There is just so much we can do today – unique materials, specialized circuitry, new adhesives. The list goes on and on. Combine that with our advanced, quality-controlled manufacturing process, and we have every confidence we can deliver 100% functional membrane switch assemblies that will help you optimize your products and your customer’s user experience.
However, sometimes even the best designed and produced membrane switches do not work as intended. In my experience, this is often due to errors made while handling and installing the final product.
Even though membrane switches are very reliable and durable once installed, the assemblies themselves can be quite fragile. Great care must be taken to ensure successful membrane switch installation. Failure to do so can lead to some very common errors – errors that can result in sub-optimal performance or complete failure.
To help out, I’ve compiled a list of the top 5 mistakes we’ve seen in the installation of membrane switch assemblies into a final product.
Mistake #1: Bending the Membrane Switch
DO NOT bend membrane switches prior to installation. Bending or flexing the assembly can result in inverted domes and may loosen or damage LEDs and other electronic components.
The key is to always keep the switch product as flat as possible, especially when mounting it. We recommend positioning the membrane switch on the back-support recess and adhering it to the surface of the unit with the exposed adhesive, and then gently and gradually lowering it while rolling out any air bubbles.
Remember, inverted domes are not a manufacturer warranty item. This simple mistake, right out of the box, can cost you both time and money.
Mistake #2: Improperly Testing Prior to Installation
Many OEMs like to test membrane switches prior to installation. It can save time (and headaches) down the road. That said, you should ONLY press a dome if the membrane switch is supported on a flat, hard surface.
If pressed without a solid, flat surface below (for instance, on an uneven surface or in the air), the dome may invert and, once again, the part may become non-functional. As mentioned in point #1 above, inverted domes are not a manufacturer warranty item.
Mistake #3: Mishandling the Flex Tail
When positioning the flex tail for the final electrical connection, it is very important to not pull, bend, crease, or twist the cable.
This is especially true with screen-printed silver ink, which is extremely susceptible to cracking. This could increase the resistance or, in the worst case, interfere with the electrical connection, causing the switch to function only intermittently or even fail altogether.
In addition, you should never feed a tail into a metal slot without a polyester cap or some other type of protection. Sometimes these are not well machined, and their sharp edges can damage traces and connectors.
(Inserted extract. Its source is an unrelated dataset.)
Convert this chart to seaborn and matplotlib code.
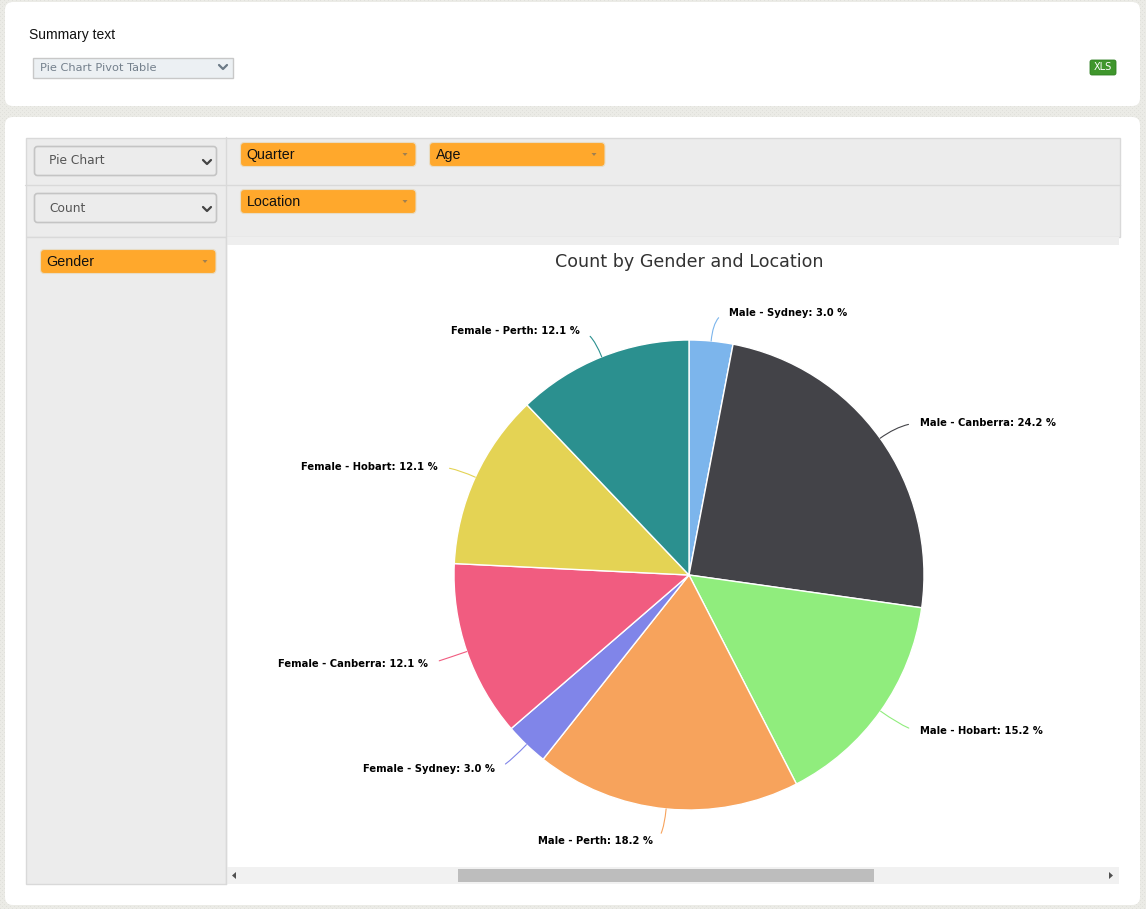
"""
Pie chart pivot table screen
"""
import numpy as np
import matplotlib
matplotlib.use("Agg")
import matplotlib.pyplot as plt
from matplotlib.patches import FancyBboxPatch, Rectangle, Polygon
import seaborn as sns

# Data
genders = ["Male", "Male", "Male", "Male", "Female", "Female", "Female", "Female"]
locations = ["Sydney", "Canberra", "Hobart", "Perth", "Sydney", "Canberra", "Hobart", "Perth"]
shares = [3.0, 24.2, 15.2, 18.2, 3.0, 12.1, 12.1, 12.1]
slice_colors = ["#7cb5ec", "#434348", "#90ed7d", "#f7a35c", "#8085e9", "#f15c80", "#e4d354", "#2b908f"]

# Where each label sits on the screen, in pixels
label_x = [729, 920, 920, 653, 495, 428, 438, 580]
label_y = [313, 423, 731, 841, 769, 664, 467, 331]
label_ha = ["left", "left", "left", "right", "right", "right", "right", "right"]

W, H = 1146, 909
PILL = "#ffa82c"
GRID = "#ececec"
LINE = "#d9d9d9"

sns.set_theme(style="white")
plt.rcParams["font.family"] = ["Liberation Sans", "DejaVu Sans"]

fig = plt.figure(figsize=(W / 100, H / 100), dpi=100)
bg = fig.add_axes([0, 0, 1, 1])
bg.set_xlim(0, W)
bg.set_ylim(H, 0)
bg.axis("off")


def box(x0, y0, x1, y1, fc, ec="none", r=0, lw=1.0, z=2):
    if r:
        p = FancyBboxPatch((x0 + r, y0 + r), x1 - x0 - 2 * r, y1 - y0 - 2 * r,
                           boxstyle=f"round,pad={r},rounding_size={r}",
                           fc=fc, ec=ec, lw=lw, zorder=z)
    else:
        p = Rectangle((x0, y0), x1 - x0, y1 - y0, fc=fc, ec=ec, lw=lw, zorder=z)
    bg.add_patch(p)


def chevron(cx, cy, color="#444444", size=4):
    bg.plot([cx - size, cx, cx + size], [cy - size / 2, cy + size / 2, cy - size / 2],
            color=color, lw=1.6, zorder=4, solid_capstyle="round")


def pill(x0, y0, x1, y1, text):
    box(x0, y0, x1, y1, PILL, ec="#e8dcc4", r=4, lw=0.8, z=3)
    bg.text(x0 + 6, (y0 + y1) / 2, text, fontsize=10.3, color="#111111", va="center", zorder=4)
    cx, cy = x1 - 11, (y0 + y1) / 2
    bg.add_patch(Polygon([[cx - 2.5, cy - 1.5], [cx + 2.5, cy - 1.5], [cx, cy + 1.5]],
                         fc="#a08050", ec="none", zorder=4))


# Textured page background
page = np.full((H, W, 3), 0.925)
page[::4, ::4] = 0.88
page[2::4, 2::4] = 0.88
page[..., 2] -= 0.02
bg.imshow(page, extent=[0, W, H, 0], aspect="auto", zorder=0, interpolation="nearest")
bg.set_xlim(0, W)
bg.set_ylim(H, 0)

# Panels
box(5, 2, 1140, 106, "white", r=8, z=1)
box(5, 117, 1140, 905, "white", r=8, z=1)

# Top panel
bg.text(29, 35, "Summary text", fontsize=10, color="#111111", va="center", zorder=4)
box(33, 57.5, 233, 77.5, "#ecf0f3", ec="#c8c8c8", lw=1)
bg.text(40, 68, "Pie Chart Pivot Table", fontsize=8.2, color="#74808c", va="center",
        family="DejaVu Sans", zorder=4)
chevron(223, 67, color="#6c7a86")
box(1090, 60, 1116, 75, "#3f962c", ec="#2f7f22", r=2, lw=0.6)
bg.text(1103, 67.5, "XLS", fontsize=7, color="white", ha="center", va="center",
        family="DejaVu Sans", zorder=4)

# Pivot table frame
box(25.5, 137.5, 1119.5, 236.5, GRID, ec=LINE)
box(25.5, 236.5, 225.5, 884, GRID, ec=LINE)
bg.plot([25, 1120], [184.5, 184.5], color=LINE, lw=1, zorder=3)
bg.plot([225.5, 225.5], [137, 884], color=LINE, lw=1, zorder=3)
box(226, 237, 1119, 245, "#eeeeee")

# Selects
for y0, y1, name in [(146, 176, "Pie Chart"), (193, 223, "Count")]:
    box(34.5, y0 + 0.5, 216.5, y1 - 0.5, GRID, ec="#c4c4c4", r=3, lw=1.2, z=3)
    bg.text(49, (y0 + y1) / 2, name, fontsize=8.8, color="#555555", va="center",
            family="DejaVu Sans", zorder=4)
    chevron(207, (y0 + y1) / 2 + 1)

pill(240.5, 142.5, 416, 166.5, "Quarter")
pill(429.5, 142.5, 605, 166.5, "Age")
pill(240.5, 189.5, 416, 213.5, "Location")
pill(40.5, 249.5, 216, 273.5, "Gender")

# Scrollbar
box(226, 867, 1119, 884, "#f1f1f1")
box(458, 869, 874, 882, "#bdbdbd")
bg.add_patch(Polygon([[232, 875.5], [236, 872], [236, 879]], fc="#505050", ec="none", zorder=4))
bg.add_patch(Polygon([[1113, 875.5], [1109, 872], [1109, 879]], fc="#505050", ec="none", zorder=4))

# Title
bg.text(689, 262, "Count by Gender and Location", fontsize=12.6, color="#333333",
        ha="center", va="center", family="DejaVu Sans", zorder=4)

# Pie
cx, cy, radius = 689, 575, 235
ax = fig.add_axes([(cx - radius) / W, 1 - (cy + radius) / H, 2 * radius / W, 2 * radius / H])
palette = sns.color_palette(slice_colors)
wedges, _ = ax.pie(shares, colors=palette, startangle=90, counterclock=False, radius=1,
                   wedgeprops=dict(edgecolor="white", linewidth=1))
ax.set_xlim(-1, 1)
ax.set_ylim(-1, 1)
ax.patch.set_alpha(0)

for i, wedge in enumerate(wedges):
    mid = (wedge.theta1 + wedge.theta2) / 2
    xy = (np.cos(np.radians(mid)), np.sin(np.radians(mid)))
    left = label_ha[i] == "left"
    ax.annotate(f"{genders[i]} - {locations[i]}: {shares[i]:.1f} %", xy=xy, xycoords="data",
                xytext=(label_x[i], label_y[i]), textcoords=bg.transData,
                ha=label_ha[i], va="center", fontsize=7.2, fontweight="bold", color="black",
                family="DejaVu Sans", annotation_clip=False,
                arrowprops=dict(arrowstyle="-", color=slice_colors[i], lw=0.8,
                                relpos=(0 if left else 1, 0.5), shrinkA=6, shrinkB=0,
                                connectionstyle=f"angle3,angleA=0,angleB={mid:.1f}"))

plt.savefig("out.png", dpi=100)
plt.close()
Mistake #4: Applying Too Much Roller Pressure
For optimal performance, laminate the switch with a soft roller using only light pressure and slow strokes. Working from the starting edge and back to the opposite end. Be careful to keep a minimal angle in front of the roller as to not create air bubbles between the layers.
Most importantly, do not apply too much pressure, or let the pressure of the roller push the part down while working over the surface.
Mistake #5: Repositioning a Switch After It’s in Place
Once the membrane switch is in place, it should NOT be lifted or repositioned! The domes may invert, rendering the part non-functional.
In our experience, this will be the case, even if it appears no damage has been done. You will just be setting yourself up for future failure. If a switch was incorrectly installed, it is probably best to remove and discard it. Then, start over with a new assembly.
All these different mistakes may render the membrane switch non-functional, and they will not be covered under a manufacturer warranty. Worse yet, they may cause damage that you don’t notice at first, but which leads to failures down the road. The result? End user problems and customer dissatisfaction. And, none of us want that!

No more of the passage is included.